09 / 25 / 24
Untitled
by Iris Wildflowers
Today, I wasn’t expecting this opportunity to create a written manifestation, but I have received another opportunity to expand on my heart sutra. Like I never expect to bump into or playfully connect with real love, it somehow just happens when I most desire, yet am least expecting to fall into the manifestation, the dream, of exactly what my soul is needing. Even it is a temporary blessing, it has been so profound that I never have to be heartbroken that the pleasantry is over, I am aware and able to see that it was such a blessing I can instead be ecstatic in just the reality that this manifestation did happen.
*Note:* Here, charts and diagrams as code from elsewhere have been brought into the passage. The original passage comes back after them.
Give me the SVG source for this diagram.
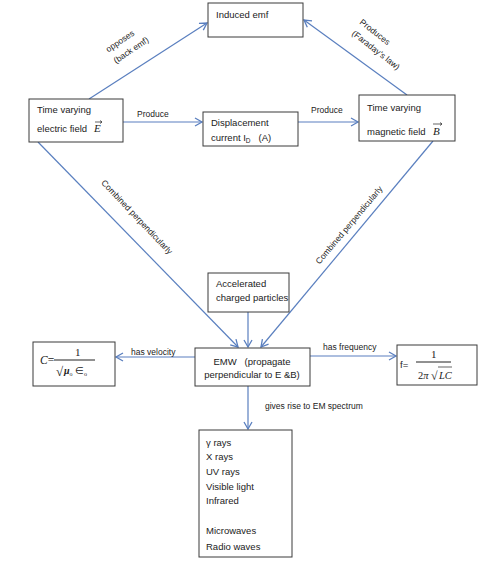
<svg xmlns="http://www.w3.org/2000/svg" width="487" height="563" viewBox="0 0 487 563">
<defs>
<marker id="arr" markerWidth="10" markerHeight="10" refX="8" refY="5" orient="auto" markerUnits="userSpaceOnUse">
<path d="M1,1 L8,5 L1,9" fill="none" stroke="#5a7fbf" stroke-width="1.3"/>
</marker>
</defs>
<style>
.box{fill:#fff;stroke:#3a3a3a;stroke-width:1}
.t{font-family:"Liberation Sans",Arial,sans-serif;font-size:9.5px;fill:#222}
.l{font-family:"Liberation Sans",Arial,sans-serif;font-size:8.5px;fill:#222}
.m{font-family:"Liberation Serif","Times New Roman",serif;fill:#222}
.c{fill:none;stroke:#5a7fbf;stroke-width:1.2;marker-end:url(#arr)}
</style>
<rect width="487" height="563" fill="#fff"/>
<g id="connectors">
<line class="c" x1="89" y1="99" x2="207" y2="23"/>
<line class="c" x1="407" y1="95" x2="304" y2="20"/>
<line class="c" x1="123" y1="122" x2="202" y2="122"/>
<line class="c" x1="298" y1="122" x2="358" y2="122"/>
<line class="c" x1="38" y1="142" x2="238" y2="347"/>
<line class="c" x1="433" y1="141" x2="261" y2="347"/>
<line class="c" x1="248" y1="312" x2="248" y2="347"/>
<line class="c" x1="195" y1="357" x2="116" y2="357"/>
<line class="c" x1="310" y1="356" x2="396" y2="356"/>
<line class="c" x1="248" y1="386" x2="248" y2="429"/>
<text class="l" transform="translate(120,41) rotate(-34)" text-anchor="middle" y="3">opposes</text>
<text class="l" transform="translate(131,50) rotate(-34)" text-anchor="middle" y="3">(back emf)</text>
<text class="l" transform="translate(375,32) rotate(38)" text-anchor="middle" y="3" font-size="9">Produces</text>
<text class="l" transform="translate(376,50) rotate(38)" text-anchor="middle" y="3" font-size="9">(Faraday’s law)</text>
<text class="l" x="137" y="117">Produce</text>
<text class="l" x="311" y="113">Produce</text>
<text class="l" transform="translate(137,217) rotate(46.5)" text-anchor="middle" y="3" font-size="9">Combined perpendicularly</text>
<text class="l" transform="translate(349,225) rotate(-50)" text-anchor="middle" y="3" font-size="9">Combined perpendicularly</text>
<text class="l" x="131" y="355">has velocity</text>
<text class="l" x="323" y="350">has frequency</text>
<text class="l" x="265" y="409">gives rise to EM spectrum</text>
</g>
<g id="induced">
<rect class="box" x="208" y="3" width="95" height="34"/>
<text class="t" x="216" y="18">Induced emf</text>
</g>
<g id="efield">
<rect class="box" x="29" y="99" width="94" height="43"/>
<text class="t" x="37" y="113">Time varying</text>
<text class="t" x="37" y="132">electric field</text>
<text class="m" x="94" y="132" font-size="11" font-style="italic">E</text>
<path d="M95,122 L102,122 M100,120.5 L102,122 L100,123.5" fill="none" stroke="#222" stroke-width="0.7"/>
</g>
<g id="displacement">
<rect class="box" x="203" y="112" width="95" height="34"/>
<text class="t" x="211" y="126">Displacement</text>
<text class="t" x="211" y="141" xml:space="preserve">current I<tspan font-size="6.5" dy="1.5">D</tspan><tspan dy="-1.5">   (A)</tspan></text>
</g>
<g id="bfield">
<rect class="box" x="359" y="95" width="96" height="46"/>
<text class="t" x="367" y="111">Time varying</text>
<text class="t" x="367" y="135">magnetic field</text>
<text class="m" x="433" y="135" font-size="11" font-style="italic">B</text>
<path d="M433,124 L442,124 M440,122.5 L442,124 L440,125.5" fill="none" stroke="#222" stroke-width="0.7"/>
</g>
<g id="accelerated">
<rect class="box" x="208" y="273" width="81" height="39"/>
<text class="t" x="216" y="287">Accelerated</text>
<text class="t" x="216" y="301">charged particles</text>
</g>
<g id="emw">
<rect class="box" x="195" y="348" width="115" height="38"/>
<text class="t" x="252" y="365" text-anchor="middle" font-size="10.5" xml:space="preserve">EMW   (propagate</text>
<text class="t" x="252" y="378" text-anchor="middle" font-size="10.5">perpendicular to E &amp;B)</text>
</g>
<g id="velocity">
<rect class="box" x="33" y="342" width="82" height="44"/>
<text class="m" x="40" y="364" font-size="11.5"><tspan font-style="italic">C</tspan>=</text>
<text class="m" x="75" y="356" font-size="11">1</text>
<line x1="54" y1="360" x2="95" y2="360" stroke="#222" stroke-width="1"/>
<text class="m" x="56" y="376" font-size="13">√</text>
<text class="m" x="64" y="374" font-size="10"><tspan font-weight="bold" font-style="italic">μ</tspan><tspan font-size="6" dy="1.5">o</tspan><tspan dy="-1.5"> ∈</tspan><tspan font-size="6" dy="1.5">o</tspan></text>
</g>
<g id="frequency">
<rect class="box" x="397" y="345" width="80" height="40"/>
<text class="t" x="400" y="368">f=</text>
<text class="m" x="431" y="358" font-size="11">1</text>
<line x1="416" y1="362" x2="451" y2="362" stroke="#222" stroke-width="1"/>
<text class="m" x="418" y="379" font-size="10.5">2<tspan font-style="italic">π</tspan></text>
<text class="m" x="431" y="380" font-size="12">√</text>
<line x1="438" y1="367" x2="452" y2="367" stroke="#222" stroke-width="0.7"/>
<text class="m" x="439" y="379" font-size="10.5" font-style="italic">LC</text>
</g>
<g id="spectrum">
<rect class="box" x="199" y="430" width="93" height="127"/>
<text class="t" x="206" y="446">γ rays</text>
<text class="t" x="206" y="460">X rays</text>
<text class="t" x="206" y="475">UV rays</text>
<text class="t" x="206" y="490">Visible light</text>
<text class="t" x="206" y="504">Infrared</text>
<text class="t" x="206" y="534">Microwaves</text>
<text class="t" x="206" y="550">Radio waves</text>
</g>
</svg>
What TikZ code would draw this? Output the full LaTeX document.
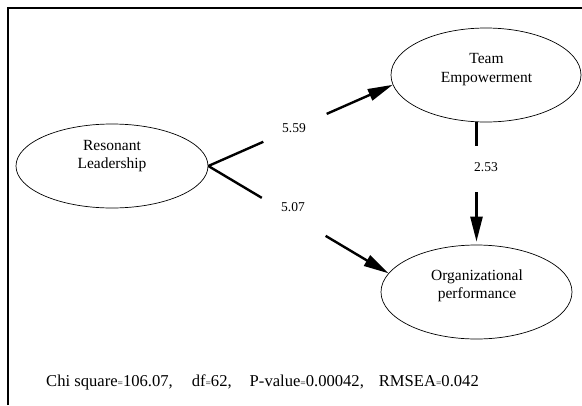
\documentclass[tikz,border=0pt]{standalone}
\usepackage{fontspec}
\setmainfont{Liberation Serif}
\usetikzlibrary{shapes.geometric,arrows.meta}
\newcommand\smeq{\raisebox{-0.8pt}{\fontsize{9.5}{10}\selectfont =}}
\begin{document}
\begin{tikzpicture}[x=1pt,y=-1pt,
 latent/.style={draw, ellipse, line width=0.7pt, inner sep=0pt},
 ntext/.style={align=center, font=\fontsize{15.5}{18.5}\selectfont, inner sep=0pt},
 coef/.style={font=\fontsize{13.5}{16}\selectfont, inner sep=0pt},
 pathedge/.style={line width=2.4pt, -{Triangle[length=25pt,width=12pt]}},
 gapbox/.style={fill=white, inner sep=0pt, minimum height=8pt, sloped}]
\useasboundingbox (0,0) rectangle (582,405);
\draw[line width=2pt] (8,405) -- (8,8) -- (582,8);

\node[latent, minimum width=192pt, minimum height=84pt] (rl) at (112,166) {};
\node[latent, minimum width=190pt, minimum height=94pt] (te) at (486,75) {};
\node[latent, minimum width=191pt, minimum height=94pt] (op) at (476.5,292) {};

\node[ntext] (rlt) at (112,156) {Resonant\\Leadership};
\node[ntext] (tet) at (486.5,69.5) {Team\\Empowerment};
\node[ntext] (opt) at (477,286) {Organizational\\performance};

\draw[pathedge] (rl.east) -- node[gapbox, pos=0.47, minimum width=69pt] (g1) {} (te.186);
\draw[pathedge] (rl.east) -- node[gapbox, pos=0.474, minimum width=74pt] (g2) {} (op.168);
\draw[pathedge, shorten >=3pt] (te.south -| op.north) -- node[gapbox, pos=0.382, minimum width=46pt] (g3) {} (op.north);

\node[coef] (c1) at (294,128) {5.59};
\node[coef] (c2) at (293,207) {5.07};
\node[coef] (c3) at (486,167) {2.53};

\node[anchor=base west, font=\fontsize{16.6}{20}\selectfont, inner sep=0pt] (fitstat) at (46,386)
 {Chi square\smeq106.07,\hspace{19pt}df\smeq62,\hspace{18pt}P-value\smeq0.00042,\hspace{15pt}RMSEA\smeq0.042};
\end{tikzpicture}
\end{document}
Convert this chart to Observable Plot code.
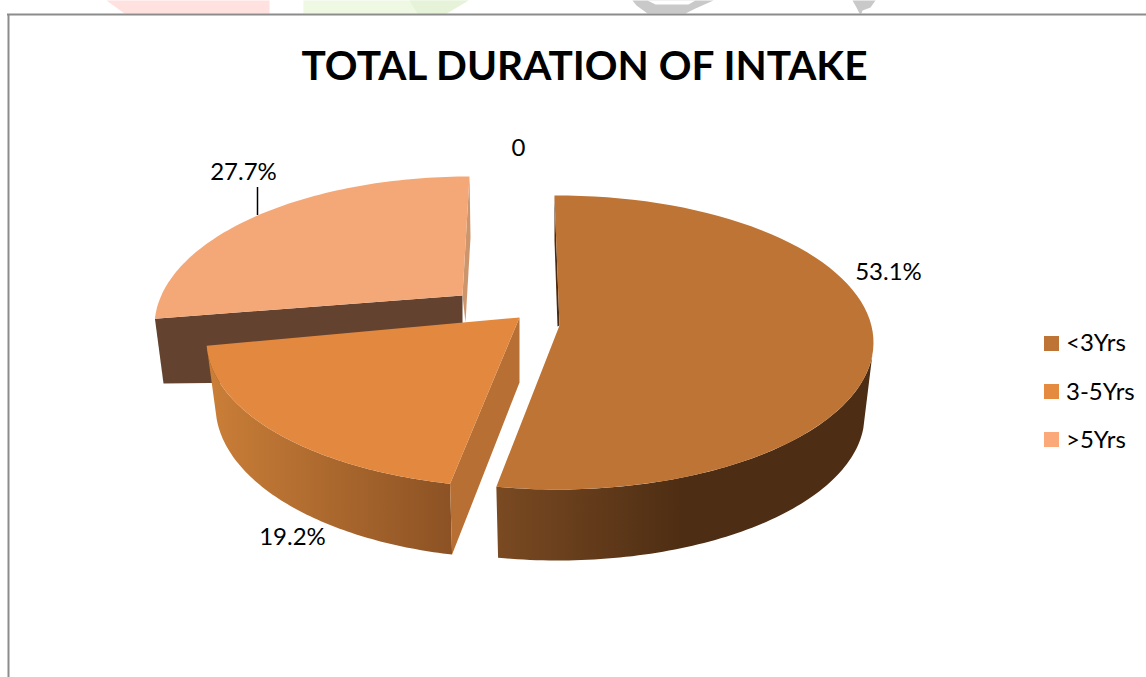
<!DOCTYPE html>
<html>
<head>
<meta charset="utf-8">
<script src="https://cdn.jsdelivr.net/npm/d3@7"></script>
<script src="https://cdn.jsdelivr.net/npm/@observablehq/plot@0.6"></script>
<style>
html,body{margin:0;padding:0;background:#fff;overflow:hidden}
svg{display:block}
</style>
</head>
<body>
<div id="chart"></div>
<script>
const title = "TOTAL DURATION OF INTAKE";
const categories = ["<3Yrs", "3-5Yrs", ">5Yrs"];
const shares = [53.1, 19.2, 27.7];
const zeroLabel = "0";
const sliceLabels = shares.map(v => v.toFixed(1) + "%");

/* Layout only: the 3D view of each exploded wedge: screen ellipses of top and base,
   and the small angle shifts the perspective adds at each end of the wedge */
const views = [
  {top:{cx:557,cy:342,rx:316,ry:147}, base:{cx:557,cy:415,rx:307,ry:145}, warp:[-0.55,0], arcFrom:95, apex:[559,325]},
  {top:{cx:520,cy:340,rx:314,ry:147}, base:{cx:520,cy:405,rx:305,ry:153}, warp:[1.8,7.7], baseWarp:[1.8,4.7], apex:[519,317]},
  {top:{cx:469,cy:326,rx:315,ry:150}, warp:[12.7,0], apex:[462,295]}
];
const fills = ["#BE7434", "#E3883F", "#F5A877"];
const legendFills = ["#BE7434", "#E58B3F", "#FBA978"];
const labelPos = [[888,272],[292,537],[243,172]];
const font = "Lato, Carlito, sans-serif";

/* Slice angles from the values, clockwise from 12 o'clock */
let acc = 0;
const angles = shares.map(v => { const a0 = acc; acc += v * 3.6; return [a0, acc]; });

function pt(e, deg) {
  const r = deg * Math.PI / 180;
  return [e.cx + e.rx * Math.sin(r), e.cy - e.ry * Math.cos(r)];
}
function arc(e, a0, a1) {
  const n = 80, out = [];
  for (let i = 0; i <= n; i++) out.push(pt(e, a0 + (a1 - a0) * i / n));
  return out;
}
function shape(points, fill) {
  return Plot.line(points.concat([points[0]]), {x: d => d[0], y: d => d[1], fill, stroke: "none", curve: "linear"});
}
const [a1, a2, a3] = angles, [v1, v2, v3] = views;
const end1 = [a1[0] + v1.warp[0], a1[1] + v1.warp[1]];
const end2 = [a2[0] + v2.warp[0], a2[1] + v2.warp[1]];
const end2b = [a2[0] + v2.baseWarp[0], a2[1] + v2.baseWarp[1]];
const end3 = [a3[0] + v3.warp[0], a3[1] + v3.warp[1]];

/* slice 1 */
const s1Top = shape([v1.apex, ...arc(v1.top, end1[0], end1[1])], fills[0]);
const s1Wall = shape([...arc(v1.top, v1.arcFrom, end1[1]), ...arc(v1.base, end1[1], v1.arcFrom)], "url(#wall1)");
const s1Inner = shape([pt(v1.top, end1[0]), v1.apex, [557,326], [554,240]], "#4A2A10");

/* slice 2 */
const s2Top = shape([v2.apex, ...arc(v2.top, end2[0], end2[1])], fills[1]);
const s2Wall = shape([...arc(v2.top, end2[0], end2[1]), ...arc(v2.base, end2b[1], end2b[0])], "url(#wall2)");
const s2Cut = shape([v2.apex, [519,382], pt(v2.base, end2b[0]), pt(v2.top, end2[0])], "#B86F33");

/* slice 3 */
const s3Top = shape([v3.apex, ...arc(v3.top, end3[0], end3[1])], fills[2]);
const s3Cut = shape([pt(v3.top, end3[0]), v3.apex, [462,380], [163,383]], "#634330");
const s3Edge = shape([pt(v3.top, end3[1]), [470,237], [465,322], v3.apex], "#CC956B");

/* page remnants above the chart frame */
const scraps = [
  shape([[106,0],[269,0],[269,13],[124,13]], "#FFE1DF"),
  shape([[303,0],[468,0],[446,13],[303,13]], "#EEF8E2"),
  shape([[409,0],[468,0],[446,13],[417,13]], "#E6F3D9"),
  shape([[632,0],[713,0],[695,8],[685,13],[647,13],[636,5]], "#C9C9C9"),
  shape([[647,0],[695,0],[688,4],[655,4]], "#FFFFFF"),
  shape([[852,0],[875,0],[870,7],[862,10],[861,13],[859,13],[856,7]], "#C9C9C9")
];

function gradients() {
  const defs = d3.create("svg:defs");
  const add = (id, stops) => {
    const g = defs.append("linearGradient").attr("id", id).attr("x1", 0).attr("x2", 1).attr("y1", 0).attr("y2", 0);
    stops.forEach(([o, c]) => g.append("stop").attr("offset", o).attr("stop-color", c));
  };
  add("wall1", [[0, "#7A4A22"], [0.5, "#4D2D13"], [1, "#4D2D13"]]);
  add("wall2", [[0, "#CB7F38"], [1, "#8C5224"]]);
  return defs.node();
}

const legendRows = categories.map((c, i) => ({c, i, fill: legendFills[i]}));

const chart = Plot.plot({
  width: 1146, height: 677, margin: 0,
  x: {domain: [0, 1146], range: [0, 1146], axis: null},
  y: {domain: [0, 677], range: [0, 677], axis: null},
  style: {background: "#fff"},
  marks: [
    gradients,
    ...scraps,
    Plot.ruleY([14], {x1: 7, x2: 1146, stroke: "#8C8C8C", strokeWidth: 2}),
    Plot.ruleX([8], {y1: 14, y2: 677, stroke: "#8C8C8C", strokeWidth: 2}),
    s3Cut, s3Edge, s3Top,
    s2Wall, s2Cut, s2Top,
    s1Wall, s1Inner, s1Top,
    Plot.ruleX([257], {y1: 187, y2: 215, stroke: "#000", strokeWidth: 1.5}),
    Plot.text([title], {x: 584, y: 66, text: d => d, fontSize: 40.6, fontWeight: 700, fontFamily: font, fill: "#000"}),
    Plot.text(sliceLabels, {x: (d,i) => labelPos[i][0], y: (d,i) => labelPos[i][1], text: d => d, fontSize: 24, fontFamily: font, fill: "#000"}),
    Plot.text([zeroLabel], {x: 518, y: 148, text: d => d, fontSize: 24, fontFamily: font, fill: "#000"}),
    Plot.rect(legendRows, {x1: 1044, x2: 1059, y1: d => 336 + 48 * d.i, y2: d => 351 + 48 * d.i, fill: "fill"}),
    Plot.text(legendRows, {x: 1065.5, y: d => 343 + 48.5 * d.i, text: "c", textAnchor: "start", fontSize: 24, fontFamily: font, fill: "#000"})
  ]
});
document.getElementById("chart").appendChild(chart);
</script>
</body>
</html>
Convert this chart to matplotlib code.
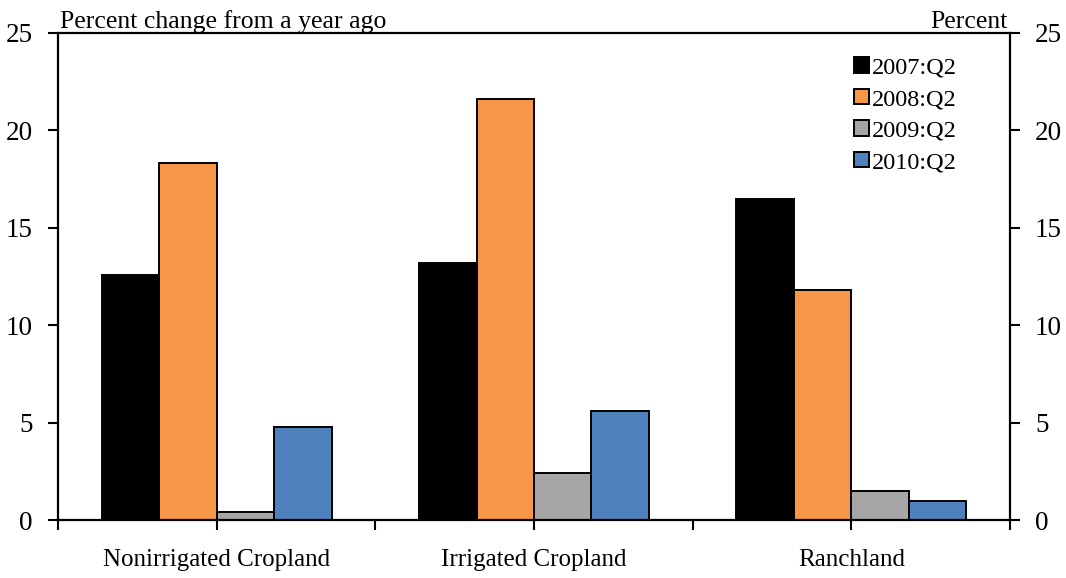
import matplotlib
matplotlib.use("Agg")
import matplotlib.pyplot as plt
import numpy as np

plt.rcParams['font.family'] = ['Liberation Serif', 'DejaVu Serif']

categories = ["Nonirrigated Cropland", "Irrigated Cropland", "Ranchland"]
series = ["2007:Q2", "2008:Q2", "2009:Q2", "2010:Q2"]
values = {
    "2007:Q2": [12.6, 13.2, 16.5],
    "2008:Q2": [18.3, 21.6, 11.8],
    "2009:Q2": [0.4, 2.4, 1.5],
    "2010:Q2": [4.8, 5.6, 1.0],
}
colors = ["#000000", "#F79646", "#A6A6A6", "#4F81BD"]

fig = plt.figure(figsize=(10.66, 5.78), dpi=100)
ax = fig.add_axes([0.0544, 0.1003, 0.8931, 0.8427])

centers = np.arange(len(categories)) + 0.5
w = 0.181
for k, s in enumerate(series):
    ax.bar(centers + (k - 1.5) * w, values[s], w, color=colors[k],
           edgecolor="black", linewidth=1.4, label=s, zorder=2)

ax.set_xlim(0, 3)
ax.set_ylim(0, 25)
ax.set_yticks(range(0, 26, 5))
ticks = np.arange(0, 3.01, 0.5)
ax.set_xticks(ticks)
ax.set_xticklabels([categories[int(t)] if t % 1 == 0.5 else "" for t in ticks])
ax.tick_params(axis="x", direction="out", length=7, width=1.5, labelsize=18, pad=14)
ax.tick_params(axis="y", direction="out", length=7, width=1.5, labelsize=19.5,
               left=True, right=True, labelleft=True, labelright=True, pad=11)
for sp in ax.spines.values():
    sp.set_linewidth(1.6)

ax.text(0.002, 1.0, "Percent change from a year ago", transform=ax.transAxes,
        fontsize=18.5, ha="left", va="bottom")
ax.text(0.997, 1.0, "Percent", transform=ax.transAxes,
        fontsize=18.5, ha="right", va="bottom")

ax.legend(loc="upper left", bbox_to_anchor=(0.826, 0.97), frameon=False,
          fontsize=17.5, handlelength=0.6, handleheight=0.6,
          handletextpad=0.15, labelspacing=0.42, borderaxespad=0)

fig.savefig("out.png", dpi=100)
Focusing on the feeling of joy I realize upon a happening or of something I would like to happen instead of the feeling of lacking without it will only manifest more of the thing I do want, so in feeling and remembering the blessed joyous feeling of manifestation my desires however fleeting will only create more of my desires in other even more fantastic ways. For example, one lover is lost from my existence, gone on, not vibrationally a match for my heart anymore, because I focus on the good times we shared. I feel the fact that I would love to am yet trust in it to meet another person that I can connect with, the universe yields to me that lover once again, and again, and even more of a blessing. I am then able to appreciate them, be for them a healthy person, friend, compliment their life, show appreciation for them, be open so that they can in turn and have a real experience with each other for something special (maybe more long term).